Lord Bruce of Donington

My Lords, the noble Lord has dealt with the issue of subsidiarity. He will be aware that Her Majesty's Government have had the subsidiarity clause (No. 3B) before them for six months since the end of the intergovernmental conference. He has spoken of the administrative arrangements necessary to carry forward Article 3B. Will he —not necessarily now but in the debate on Thursday—give some indication of how the Government propose to do it. Is he aware that under the existing text of the Treaty of Rome —whether or not amended by Maastricht—it is impossible for the Council to act, save on a proposal from the Commission, and that even the Council, acting unanimously, cannot overturn existing Commission regulations unless the Commission itself assents?

Lord Wakeham

My Lords, those are issues which, as the noble Lord said, may be better dealt with at some length in the debate on Thursday. I hope he agrees that Article 3B of the Treaty of Maastricht was a useful first move in the direction of defining such matters.

Lord Bruce of Donington

My Lords, it is gobbledegook!

Lord Wakeham

My Lords, the noble Lord is entitled to his view. These matters are important. I believe the spirit of them will be accepted by the Commission and the Council.
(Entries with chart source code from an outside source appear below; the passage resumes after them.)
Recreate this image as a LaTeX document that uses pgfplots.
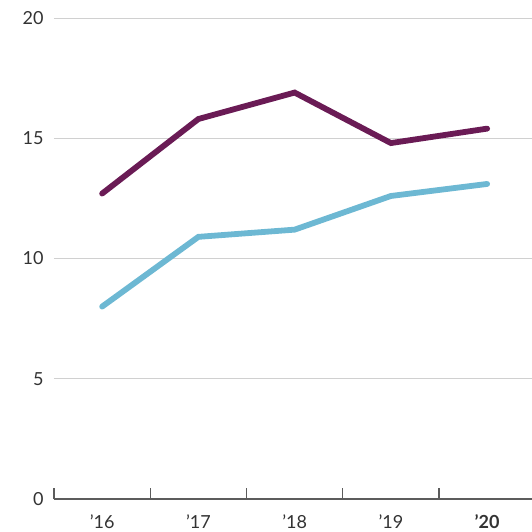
\documentclass[border=0pt]{standalone}
\usepackage{pgfplots}
\pgfplotsset{compat=1.18}
\usepackage{fontspec}
\setmainfont{Lato}
\definecolor{plum}{HTML}{6A1B55}
\definecolor{sky}{HTML}{6DB8D3}
\definecolor{gridgray}{HTML}{D0D0D0}
\definecolor{txt}{HTML}{333333}

\begin{document}
\begin{tikzpicture}
\useasboundingbox (-27pt,-16.5pt) rectangle (239pt,249.5pt);
\begin{axis}[
  at={(0,0)}, anchor=south west,
  scale only axis, width=239pt, height=240.5pt,
  xmin=-0.5, xmax=4.466, ymin=0, ymax=20,
  ytick={0,5,10,15,20},
  xtick={0,1,2,3,4},
  xticklabels={'16,'17,'18,'19,\textbf{'20}},
  extra x ticks={-0.5,0.5,1.5,2.5,3.5},
  extra x tick labels={},
  extra x tick style={major tick length=5.5pt, tick style={draw=txt!80, line width=0.6pt}, tick align=inside},
  major tick length=0pt,
  axis y line*=left,
  y axis line style={draw=none},
  axis x line*=bottom,
  x axis line style={draw=txt!80, line width=0.6pt, -},
  ymajorgrids, grid style={gridgray, line width=0.5pt},
  every tick label/.append style={font=\fontsize{9}{10}\selectfont, text=txt},
  /pgf/number format/assume math mode=true,
  yticklabel style={anchor=east, inner sep=0pt, xshift=-5pt},
  xticklabel style={anchor=north, inner sep=0pt, yshift=-7.5pt},
  clip=false,
]
\addplot[plum, line width=2.9pt, line cap=round, line join=miter] coordinates {(0,12.7)(1,15.8)(2,16.9)(3,14.8)(4,15.4)};
\addplot[sky, line width=2.9pt, line cap=round, line join=miter] coordinates {(0,8.0)(1,10.9)(2,11.2)(3,12.6)(4,13.1)};
\end{axis}
\end{tikzpicture}
\end{document}
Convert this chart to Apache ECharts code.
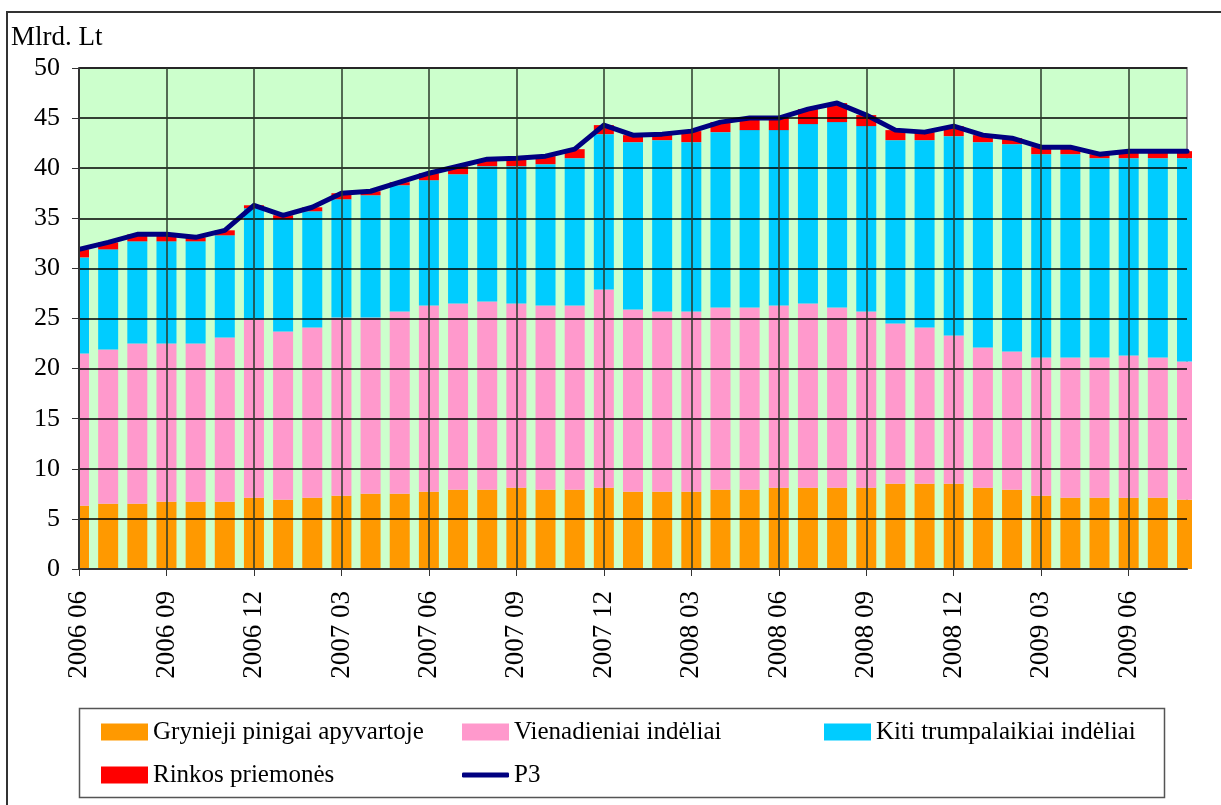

Perhaps the noble Lord will give us all the help we shall need in passing the legislation so that we can ratify the treaty.

Lord Jay

My Lords, surely, according to the Lisbon agreement, enlargement cannot go ahead until the Maastricht Treaty has been ratified. Can we be clear about that, if not now, at the very least on Thursday?

Lord Wakeham

My Lords, my noble friend Lady Chalker says that the matter is much more complicated than that. There will be no enlargement until after the Edinburgh Council at the end of the British presidency. During our presidency, we shall proceed with agreeing the negotiating mandate. There is not likely to be any enlargement during that period.

I believe that 20 minutes has elapsed and so it may be time for us to move on.